I am not a terribly vain person, which is different from not being vain at all. I feel few societal pressures to be prettier or younger. My job as a writer doesn’t require it, and I’m married, which means my wife is legally bound to be attracted to me, or at least pretend. The thought that I might be too old for anything has honestly never entered my mind, not even when it should, like when I’m snowboarding or playing pickup basketball with teenagers.
Then I turned 40—a symbolically fraught age that always seemed impossibly distant—and began to notice the effects of growing older more clearly. Suddenly I was the age of baseball coaches, not baseball players. This should be fine; after all, the culture has long accepted us guys wrinkles and all. But at some point, maybe when husbands began to see the simple improvements their wives have undertaken for eons—or perhaps when Simon Cowell admitted that he was such a youthful 53 because his beauty regimen included a few hundred push-ups per day, lemon bath milk, and Botox—guys have begun to unabashedly chase the dragon of youth, too.
"I think men are starting to realize you can get this stuff done without looking like you had it done," says Cliff Kohler, a 38-year-old retired Air Force captain who now works in the pharmaceutical industry. "People say, ‘Oh, you look so much more rested.’ "

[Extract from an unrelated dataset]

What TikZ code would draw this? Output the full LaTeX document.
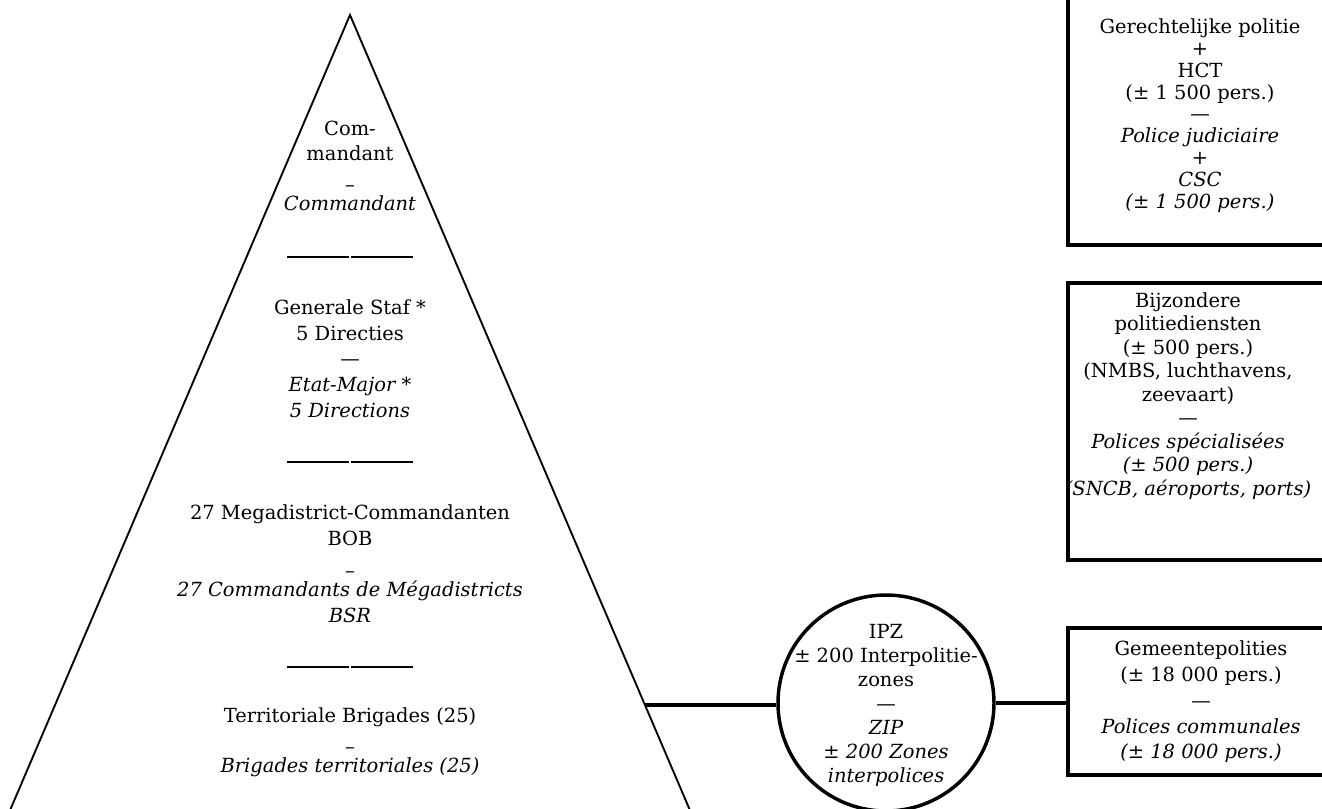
\documentclass[tikz,border=0pt]{standalone}
\usepackage{fontspec}
\setmainfont{DejaVu Serif}
\begin{document}
\begin{tikzpicture}[x=0.75pt,y=-0.75pt,
  txt/.style={align=center,inner sep=0pt,font=\fontsize{14.6}{#1}\selectfont},
  tri/.style={line width=1.4pt,line join=miter},
  sepline/.style={line width=1.1pt},
  thick box/.style={draw,line width=2.6pt,inner sep=0pt,minimum width=204pt},
  circ/.style={draw,circle,line width=2.6pt,inner sep=0pt,minimum size=162pt},
  conn/.style={line width=2.6pt}]
\useasboundingbox (0,0) rectangle (1322,808);
\clip (0,0) rectangle (1322,808);
% pyramid
\coordinate (apex) at (350,15);
\coordinate (bl) at (1.6,830);
\coordinate (br) at (698.4,830);
\draw[tri] (bl) -- (apex) -- (br);
\node[txt=18.75pt] (cmd) at (350,165.5) {Com-\\mandant\\\raisebox{-5pt}{–}\\\itshape Commandant};
\draw[sepline] (287,257) -- (349,257) (351,257) -- (413,257);
\node[txt=19.3pt] (staf) at (350,358.5) {Generale Staf *\\5 Directies\\—\\\itshape Etat-Major *\\\itshape 5 Directions};
\draw[sepline] (287,462) -- (349,462) (351,462) -- (413,462);
\node[txt=19.3pt] (mega) at (350,563.5) {27 Megadistrict-Commandanten\\BOB\\\raisebox{-5pt}{–}\\\itshape 27 Commandants de Mégadistricts\\\itshape BSR};
\draw[sepline] (287,667) -- (349,667) (351,667) -- (413,667);
\node[txt=18.75pt] (brig) at (350,742) {Territoriale Brigades (25)\\\raisebox{-5pt}{–}\\\itshape Brigades territoriales (25)};
% boxes
\node[thick box,minimum height=198.75pt] (pjbox) at (1204,112.5) {};
\node[thick box,minimum height=207.75pt] (bijbox) at (1204,421.5) {};
\node[thick box,minimum height=110.25pt] (gembox) at (1204,701.5) {};
\node[txt=16.4pt] (pj) at (1200,115.5) {Gerechtelijke politie\\+\\HCT\\(± 1 500 pers.)\\—\\\itshape Police judiciaire\\+\\\itshape CSC\\\itshape (± 1 500 pers.)};
\node[txt=17.6pt] (bij) at (1188,396) {Bijzondere\\politiediensten\\(± 500 pers.)\\(NMBS, luchthavens,\\zeevaart)\\—\\\itshape Polices spécialisées\\\itshape (± 500 pers.)\\\itshape (SNCB, aéroports, ports)};
\node[txt=19.3pt] (gem) at (1201,702) {Gemeentepolities\\(± 18 000 pers.)\\—\\\itshape Polices communales\\\itshape (± 18 000 pers.)};
% circle
\node[circ] (ipzc) at (886,703) {};
\node[txt=18pt] (ipz) at (886,705) {IPZ\\± 200 Interpolitie-\\zones\\—\\\itshape ZIP\\\itshape ± 200 Zones\\\itshape interpolices};
% connectors
\coordinate (tedge) at (645,705);
\draw[conn] (tedge) -- (tedge -| ipzc.west);
\draw[conn] (ipzc.east) -- (ipzc.east -| gembox.west);
\end{tikzpicture}
\end{document}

Kohler got his first Botox injection when he was 26 and has since added regular filler treatments under his eyes. He’s recently come back from a job interview in Texas and tells me the interviewer used the word youthful at least four times. When the economy tanked, Kohler says, numerous friends sought treatments precisely because of the tightened market. “They wanted to look younger.”
Those guys were ahead of the curve. In Silicon Valley, where Mark Zuckerberg’s pronouncement that “young people are just smarter” has been adopted as a foundational tenet, the pressure to appear youthful is crushing, says Vic Narurkar, a San Francisco dermatologist who told me he’s seen a “significant increase in men looking for appearance-enhancing procedures in the last three or four years.”